**WORK TO BE COMPLETED**
Without including any pictures, write out the listing below exactly.

**DATA SEGMENT**
--------------------------------------------------

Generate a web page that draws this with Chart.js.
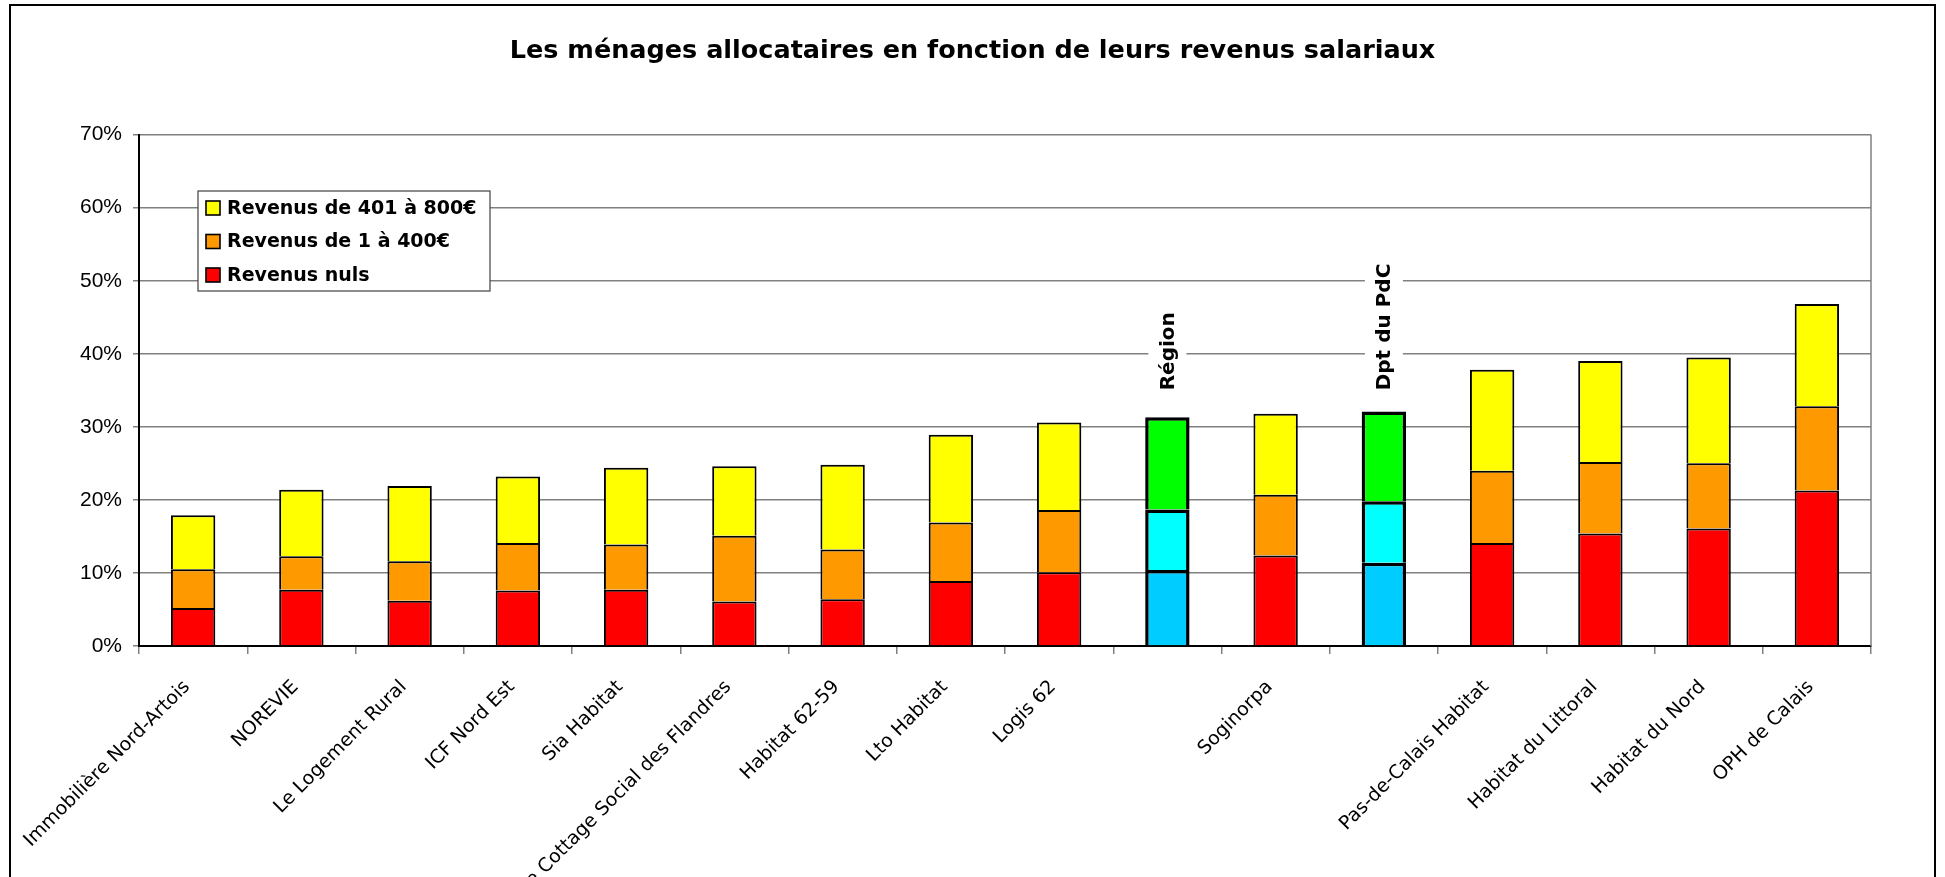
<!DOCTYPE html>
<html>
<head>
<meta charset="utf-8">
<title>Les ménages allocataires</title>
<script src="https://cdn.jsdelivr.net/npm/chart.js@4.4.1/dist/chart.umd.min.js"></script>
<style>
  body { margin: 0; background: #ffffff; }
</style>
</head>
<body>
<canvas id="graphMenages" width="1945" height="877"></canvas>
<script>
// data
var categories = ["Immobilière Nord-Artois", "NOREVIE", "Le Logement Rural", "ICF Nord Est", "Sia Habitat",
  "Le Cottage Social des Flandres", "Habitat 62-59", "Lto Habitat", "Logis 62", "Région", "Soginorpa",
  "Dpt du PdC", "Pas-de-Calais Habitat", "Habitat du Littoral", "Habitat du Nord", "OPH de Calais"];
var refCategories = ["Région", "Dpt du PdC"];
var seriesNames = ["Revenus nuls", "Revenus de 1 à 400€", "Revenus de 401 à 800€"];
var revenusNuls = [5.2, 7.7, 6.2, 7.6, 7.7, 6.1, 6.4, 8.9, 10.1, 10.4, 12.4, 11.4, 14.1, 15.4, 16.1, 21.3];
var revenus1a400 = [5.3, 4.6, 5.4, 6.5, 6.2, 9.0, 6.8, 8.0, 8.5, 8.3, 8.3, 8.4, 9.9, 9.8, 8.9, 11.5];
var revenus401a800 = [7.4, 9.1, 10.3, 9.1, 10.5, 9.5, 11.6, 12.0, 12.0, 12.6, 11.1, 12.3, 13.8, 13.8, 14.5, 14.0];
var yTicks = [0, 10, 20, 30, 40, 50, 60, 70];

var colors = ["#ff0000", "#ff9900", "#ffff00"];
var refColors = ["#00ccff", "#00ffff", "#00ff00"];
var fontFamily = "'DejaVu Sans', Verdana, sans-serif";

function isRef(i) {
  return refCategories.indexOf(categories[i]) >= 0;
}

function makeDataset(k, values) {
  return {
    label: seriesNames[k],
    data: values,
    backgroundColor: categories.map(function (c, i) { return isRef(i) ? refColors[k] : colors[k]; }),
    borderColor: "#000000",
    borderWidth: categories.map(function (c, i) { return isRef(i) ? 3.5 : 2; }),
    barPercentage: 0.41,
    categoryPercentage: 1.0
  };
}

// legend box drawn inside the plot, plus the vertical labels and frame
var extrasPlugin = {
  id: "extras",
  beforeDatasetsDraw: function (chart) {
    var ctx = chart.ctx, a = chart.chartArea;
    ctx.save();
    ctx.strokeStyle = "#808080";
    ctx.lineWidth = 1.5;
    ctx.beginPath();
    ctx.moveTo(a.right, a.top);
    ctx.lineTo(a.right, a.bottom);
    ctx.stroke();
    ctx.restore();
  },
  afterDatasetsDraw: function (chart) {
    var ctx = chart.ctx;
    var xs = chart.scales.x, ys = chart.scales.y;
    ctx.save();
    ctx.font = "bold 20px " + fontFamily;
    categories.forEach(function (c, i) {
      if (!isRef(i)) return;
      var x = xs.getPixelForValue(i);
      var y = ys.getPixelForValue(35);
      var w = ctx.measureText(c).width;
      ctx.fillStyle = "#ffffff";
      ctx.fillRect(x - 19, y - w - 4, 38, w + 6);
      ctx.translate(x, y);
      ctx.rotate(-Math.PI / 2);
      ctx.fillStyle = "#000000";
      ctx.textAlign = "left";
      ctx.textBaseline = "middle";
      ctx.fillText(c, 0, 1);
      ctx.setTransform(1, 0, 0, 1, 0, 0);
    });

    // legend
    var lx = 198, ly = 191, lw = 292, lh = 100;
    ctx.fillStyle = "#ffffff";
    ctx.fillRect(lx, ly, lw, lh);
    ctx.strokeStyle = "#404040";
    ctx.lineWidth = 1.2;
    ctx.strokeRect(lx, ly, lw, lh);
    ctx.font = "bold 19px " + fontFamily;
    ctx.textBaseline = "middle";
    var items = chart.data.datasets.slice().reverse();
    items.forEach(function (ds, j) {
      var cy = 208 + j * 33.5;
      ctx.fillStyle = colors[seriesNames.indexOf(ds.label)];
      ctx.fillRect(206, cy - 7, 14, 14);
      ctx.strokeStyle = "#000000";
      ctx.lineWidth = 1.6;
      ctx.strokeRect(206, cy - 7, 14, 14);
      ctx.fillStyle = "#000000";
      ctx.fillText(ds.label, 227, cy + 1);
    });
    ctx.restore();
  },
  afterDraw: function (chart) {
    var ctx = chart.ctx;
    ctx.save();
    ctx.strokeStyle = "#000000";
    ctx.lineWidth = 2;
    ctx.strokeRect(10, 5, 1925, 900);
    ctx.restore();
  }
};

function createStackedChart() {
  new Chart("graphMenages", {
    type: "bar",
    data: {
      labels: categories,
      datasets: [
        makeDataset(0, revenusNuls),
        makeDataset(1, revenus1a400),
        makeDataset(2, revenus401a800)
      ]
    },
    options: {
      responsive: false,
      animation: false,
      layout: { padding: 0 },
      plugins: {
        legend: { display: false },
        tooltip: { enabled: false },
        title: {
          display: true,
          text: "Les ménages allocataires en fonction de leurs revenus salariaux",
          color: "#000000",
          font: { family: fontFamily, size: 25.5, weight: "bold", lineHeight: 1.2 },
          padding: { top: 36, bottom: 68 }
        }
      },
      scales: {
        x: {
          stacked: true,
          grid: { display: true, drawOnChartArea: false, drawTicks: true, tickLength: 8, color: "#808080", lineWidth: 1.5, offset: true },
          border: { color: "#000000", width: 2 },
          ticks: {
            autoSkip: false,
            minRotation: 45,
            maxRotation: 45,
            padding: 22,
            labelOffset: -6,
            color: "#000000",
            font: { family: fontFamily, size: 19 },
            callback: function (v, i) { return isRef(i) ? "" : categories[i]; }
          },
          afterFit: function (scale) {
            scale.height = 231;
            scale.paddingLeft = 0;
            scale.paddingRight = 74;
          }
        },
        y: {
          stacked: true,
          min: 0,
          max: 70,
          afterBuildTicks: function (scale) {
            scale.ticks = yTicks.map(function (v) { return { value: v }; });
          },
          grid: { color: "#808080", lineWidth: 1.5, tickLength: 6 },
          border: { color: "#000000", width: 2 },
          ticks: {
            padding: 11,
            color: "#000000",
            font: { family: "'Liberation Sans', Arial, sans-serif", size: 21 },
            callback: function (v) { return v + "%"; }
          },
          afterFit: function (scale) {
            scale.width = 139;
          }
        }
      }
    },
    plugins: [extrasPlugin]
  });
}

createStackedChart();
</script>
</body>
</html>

--------------------------------------------------

**REPLY TO THE EXERCISE**
Generate a web page that draws this with Chart.js.
<!DOCTYPE html>
<html>
<head>
<meta charset="utf-8">
<title>Les ménages allocataires</title>
<script src="https://cdn.jsdelivr.net/npm/chart.js@4.4.1/dist/chart.umd.min.js"></script>
<style>
  body { margin: 0; background: #ffffff; }
</style>
</head>
<body>
<canvas id="graphMenages" width="1945" height="877"></canvas>
<script>
// data
var categories = ["Immobilière Nord-Artois", "NOREVIE", "Le Logement Rural", "ICF Nord Est", "Sia Habitat",
  "Le Cottage Social des Flandres", "Habitat 62-59", "Lto Habitat", "Logis 62", "Région", "Soginorpa",
  "Dpt du PdC", "Pas-de-Calais Habitat", "Habitat du Littoral", "Habitat du Nord", "OPH de Calais"];
var refCategories = ["Région", "Dpt du PdC"];
var seriesNames = ["Revenus nuls", "Revenus de 1 à 400€", "Revenus de 401 à 800€"];
var revenusNuls = [5.2, 7.7, 6.2, 7.6, 7.7, 6.1, 6.4, 8.9, 10.1, 10.4, 12.4, 11.4, 14.1, 15.4, 16.1, 21.3];
var revenus1a400 = [5.3, 4.6, 5.4, 6.5, 6.2, 9.0, 6.8, 8.0, 8.5, 8.3, 8.3, 8.4, 9.9, 9.8, 8.9, 11.5];
var revenus401a800 = [7.4, 9.1, 10.3, 9.1, 10.5, 9.5, 11.6, 12.0, 12.0, 12.6, 11.1, 12.3, 13.8, 13.8, 14.5, 14.0];
var yTicks = [0, 10, 20, 30, 40, 50, 60, 70];

var colors = ["#ff0000", "#ff9900", "#ffff00"];
var refColors = ["#00ccff", "#00ffff", "#00ff00"];
var fontFamily = "'DejaVu Sans', Verdana, sans-serif";

function isRef(i) {
  return refCategories.indexOf(categories[i]) >= 0;
}

function makeDataset(k, values) {
  return {
    label: seriesNames[k],
    data: values,
    backgroundColor: categories.map(function (c, i) { return isRef(i) ? refColors[k] : colors[k]; }),
    borderColor: "#000000",
    borderWidth: categories.map(function (c, i) { return isRef(i) ? 3.5 : 2; }),
    barPercentage: 0.41,
    categoryPercentage: 1.0
  };
}

// legend box drawn inside the plot, plus the vertical labels and frame
var extrasPlugin = {
  id: "extras",
  beforeDatasetsDraw: function (chart) {
    var ctx = chart.ctx, a = chart.chartArea;
    ctx.save();
    ctx.strokeStyle = "#808080";
    ctx.lineWidth = 1.5;
    ctx.beginPath();
    ctx.moveTo(a.right, a.top);
    ctx.lineTo(a.right, a.bottom);
    ctx.stroke();
    ctx.restore();
  },
  afterDatasetsDraw: function (chart) {
    var ctx = chart.ctx;
    var xs = chart.scales.x, ys = chart.scales.y;
    ctx.save();
    ctx.font = "bold 20px " + fontFamily;
    categories.forEach(function (c, i) {
      if (!isRef(i)) return;
      var x = xs.getPixelForValue(i);
      var y = ys.getPixelForValue(35);
      var w = ctx.measureText(c).width;
      ctx.fillStyle = "#ffffff";
      ctx.fillRect(x - 19, y - w - 4, 38, w + 6);
      ctx.translate(x, y);
      ctx.rotate(-Math.PI / 2);
      ctx.fillStyle = "#000000";
      ctx.textAlign = "left";
      ctx.textBaseline = "middle";
      ctx.fillText(c, 0, 1);
      ctx.setTransform(1, 0, 0, 1, 0, 0);
    });

    // legend
    var lx = 198, ly = 191, lw = 292, lh = 100;
    ctx.fillStyle = "#ffffff";
    ctx.fillRect(lx, ly, lw, lh);
    ctx.strokeStyle = "#404040";
    ctx.lineWidth = 1.2;
    ctx.strokeRect(lx, ly, lw, lh);
    ctx.font = "bold 19px " + fontFamily;
    ctx.textBaseline = "middle";
    var items = chart.data.datasets.slice().reverse();
    items.forEach(function (ds, j) {
      var cy = 208 + j * 33.5;
      ctx.fillStyle = colors[seriesNames.indexOf(ds.label)];
      ctx.fillRect(206, cy - 7, 14, 14);
      ctx.strokeStyle = "#000000";
      ctx.lineWidth = 1.6;
      ctx.strokeRect(206, cy - 7, 14, 14);
      ctx.fillStyle = "#000000";
      ctx.fillText(ds.label, 227, cy + 1);
    });
    ctx.restore();
  },
  afterDraw: function (chart) {
    var ctx = chart.ctx;
    ctx.save();
    ctx.strokeStyle = "#000000";
    ctx.lineWidth = 2;
    ctx.strokeRect(10, 5, 1925, 900);
    ctx.restore();
  }
};

function createStackedChart() {
  new Chart("graphMenages", {
    type: "bar",
    data: {
      labels: categories,
      datasets: [
        makeDataset(0, revenusNuls),
        makeDataset(1, revenus1a400),
        makeDataset(2, revenus401a800)
      ]
    },
    options: {
      responsive: false,
      animation: false,
      layout: { padding: 0 },
      plugins: {
        legend: { display: false },
        tooltip: { enabled: false },
        title: {
          display: true,
          text: "Les ménages allocataires en fonction de leurs revenus salariaux",
          color: "#000000",
          font: { family: fontFamily, size: 25.5, weight: "bold", lineHeight: 1.2 },
          padding: { top: 36, bottom: 68 }
        }
      },
      scales: {
        x: {
          stacked: true,
          grid: { display: true, drawOnChartArea: false, drawTicks: true, tickLength: 8, color: "#808080", lineWidth: 1.5, offset: true },
          border: { color: "#000000", width: 2 },
          ticks: {
            autoSkip: false,
            minRotation: 45,
            maxRotation: 45,
            padding: 22,
            labelOffset: -6,
            color: "#000000",
            font: { family: fontFamily, size: 19 },
            callback: function (v, i) { return isRef(i) ? "" : categories[i]; }
          },
          afterFit: function (scale) {
            scale.height = 231;
            scale.paddingLeft = 0;
            scale.paddingRight = 74;
          }
        },
        y: {
          stacked: true,
          min: 0,
          max: 70,
          afterBuildTicks: function (scale) {
            scale.ticks = yTicks.map(function (v) { return { value: v }; });
          },
          grid: { color: "#808080", lineWidth: 1.5, tickLength: 6 },
          border: { color: "#000000", width: 2 },
          ticks: {
            padding: 11,
            color: "#000000",
            font: { family: "'Liberation Sans', Arial, sans-serif", size: 21 },
            callback: function (v) { return v + "%"; }
          },
          afterFit: function (scale) {
            scale.width = 139;
          }
        }
      }
    },
    plugins: [extrasPlugin]
  });
}

createStackedChart();
</script>
</body>
</html>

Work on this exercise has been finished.